=== Records shown ===

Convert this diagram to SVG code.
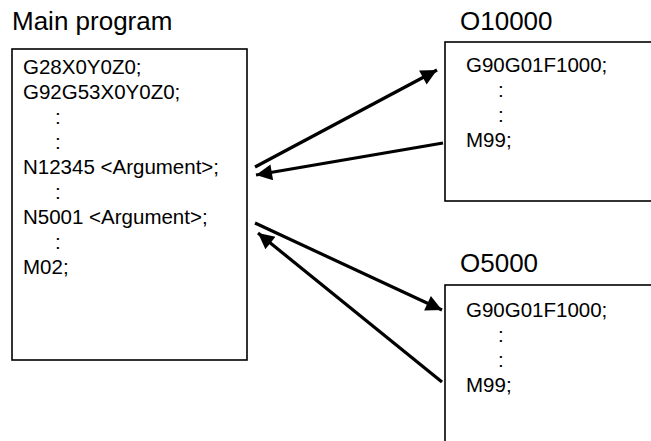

===
=== Records shown ===

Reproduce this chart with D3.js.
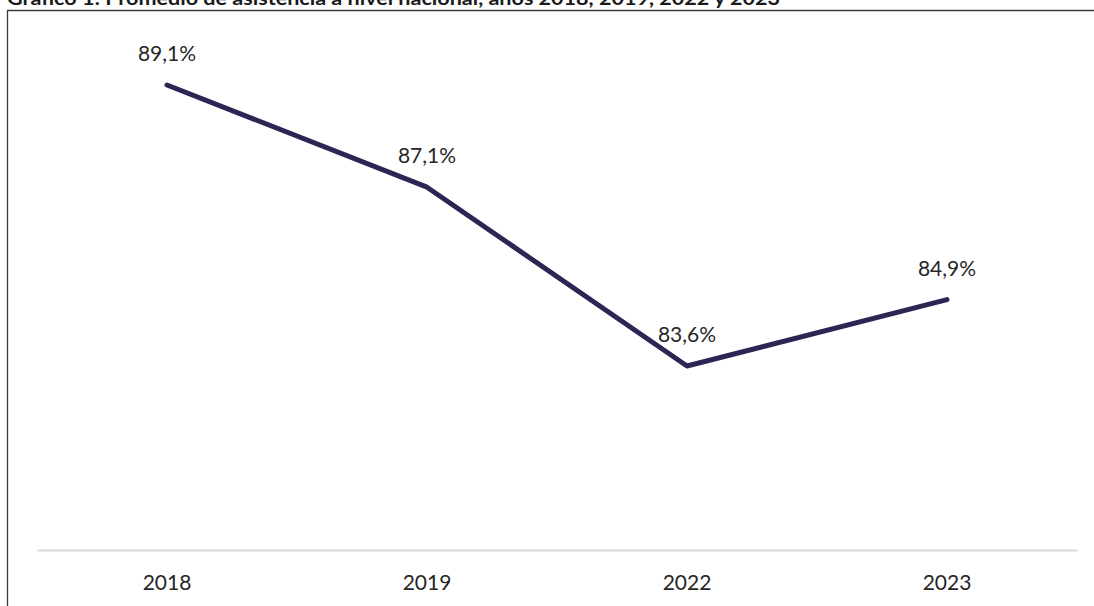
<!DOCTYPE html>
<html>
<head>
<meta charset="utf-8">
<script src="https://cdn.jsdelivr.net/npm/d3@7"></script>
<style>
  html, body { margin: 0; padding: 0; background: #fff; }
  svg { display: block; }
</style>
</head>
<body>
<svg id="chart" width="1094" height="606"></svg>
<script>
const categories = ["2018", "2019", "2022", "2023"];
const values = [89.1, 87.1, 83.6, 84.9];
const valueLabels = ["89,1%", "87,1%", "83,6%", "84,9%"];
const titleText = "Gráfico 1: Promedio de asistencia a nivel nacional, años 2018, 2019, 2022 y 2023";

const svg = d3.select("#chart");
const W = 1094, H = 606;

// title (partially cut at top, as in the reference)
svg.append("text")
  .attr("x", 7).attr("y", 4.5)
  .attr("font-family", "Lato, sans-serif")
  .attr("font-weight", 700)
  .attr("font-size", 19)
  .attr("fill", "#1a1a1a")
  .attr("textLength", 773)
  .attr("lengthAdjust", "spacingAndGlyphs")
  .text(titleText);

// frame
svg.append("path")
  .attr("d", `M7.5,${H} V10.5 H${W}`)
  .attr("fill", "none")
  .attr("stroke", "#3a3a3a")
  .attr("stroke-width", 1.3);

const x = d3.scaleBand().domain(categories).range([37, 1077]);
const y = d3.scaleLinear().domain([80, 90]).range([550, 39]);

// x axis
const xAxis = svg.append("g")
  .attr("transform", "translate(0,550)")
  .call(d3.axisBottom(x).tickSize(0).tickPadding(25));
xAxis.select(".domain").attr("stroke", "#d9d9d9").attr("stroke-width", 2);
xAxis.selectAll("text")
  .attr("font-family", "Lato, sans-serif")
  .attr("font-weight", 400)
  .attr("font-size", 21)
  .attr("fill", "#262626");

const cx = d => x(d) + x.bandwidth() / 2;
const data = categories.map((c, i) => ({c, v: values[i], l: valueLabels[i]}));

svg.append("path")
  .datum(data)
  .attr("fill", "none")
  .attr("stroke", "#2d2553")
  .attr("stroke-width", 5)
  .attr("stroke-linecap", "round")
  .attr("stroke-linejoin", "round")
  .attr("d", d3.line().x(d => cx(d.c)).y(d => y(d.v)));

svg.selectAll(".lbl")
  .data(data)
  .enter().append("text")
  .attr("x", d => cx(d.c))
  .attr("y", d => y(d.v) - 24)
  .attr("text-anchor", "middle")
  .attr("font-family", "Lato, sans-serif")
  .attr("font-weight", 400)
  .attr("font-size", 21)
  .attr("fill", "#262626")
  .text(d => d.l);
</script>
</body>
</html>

===

◆ Short exercise ◆
Pull out only the lines from the one with "Reproduce this chart with D3.js." up to and including the one with "const W = 1094, H = 606;", and drop any pictures along the way.

◆ Task output ◆
Reproduce this chart with D3.js.
<!DOCTYPE html>
<html>
<head>
<meta charset="utf-8">
<script src="https://cdn.jsdelivr.net/npm/d3@7"></script>
<style>
  html, body { margin: 0; padding: 0; background: #fff; }
  svg { display: block; }
</style>
</head>
<body>
<svg id="chart" width="1094" height="606"></svg>
<script>
const categories = ["2018", "2019", "2022", "2023"];
const values = [89.1, 87.1, 83.6, 84.9];
const valueLabels = ["89,1%", "87,1%", "83,6%", "84,9%"];
const titleText = "Gráfico 1: Promedio de asistencia a nivel nacional, años 2018, 2019, 2022 y 2023";

const svg = d3.select("#chart");
const W = 1094, H = 606;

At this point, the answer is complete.